En 1981, la famille Bédard était très jeune. Mes fonctions ne m’avaient appelé que deux fois de mémoire à Chicoutimi où j’étais allé avec le ministre pour des congrès de juges ou de juristes. Une autre équipe s’occupait du comté et de la région du Saguenay-Lac Saint-Jean.
Je veux témoigner de la grande générosité, de l’inclusion et de l’immense humanité et de la sympathie qu’a toujours manifestée Marc-André Bédard, né au lac Saint-Jean (Lac-à-la-Croix) près de la réserve Metabetchouan.
A cet égard, je dois souligner qu’il a joué un rôle majeur, capital, sans doute secondaire et rapide grâce à sa sympathie légendaire envers toute personne rencontrée.
Me James O’Reilly, que je connaissais, avocat de Billy Diamond, chef de la nation crie de la Baie James, importante personnalité politique autochtone du Québec, m’avait demandé à l’improviste alors que je débutais au cabinet au moment où avaient lieu des auditions publiques en commission parlementaire sur la Charte des droits du Québec où ils s’étaient tous deux rendus pour témoigner, me demande s’ils pouvaient saluer le ministre Bédard avant le début des travaux.
Le ministre me fait remarquer qu’une action de plus de 2 milliards $ a été intentée par eux contre le gouvernement du Québec.

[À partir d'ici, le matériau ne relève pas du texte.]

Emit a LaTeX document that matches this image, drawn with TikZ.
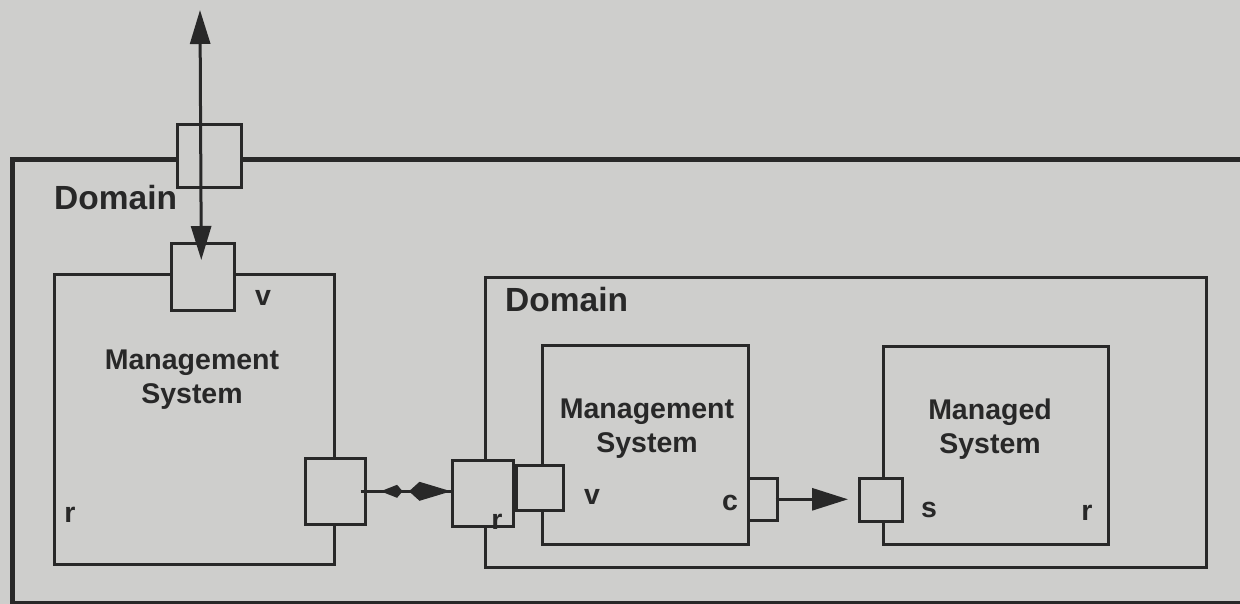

Ce que j’ignorais totalement. Puis, me fixant dans les yeux, il réplique: « Oui, ça va juste deux minutes dans le corridor.»
Billy Diamond était très heureux de lui serrer la main. Manifestement, Marc-André Bédard aussi. Une rencontre dans un corridor n’engage pas vraiment à grand-chose en réalité.
Deux mois plus tard, le ministre Denis Lazure fait savoir qu’un règlement est intervenu entre les parties!
L’humain dominait chez Marc-André Bédard. Je me suis longtemps demandé s’il avait des liens de sang avec des autochtones.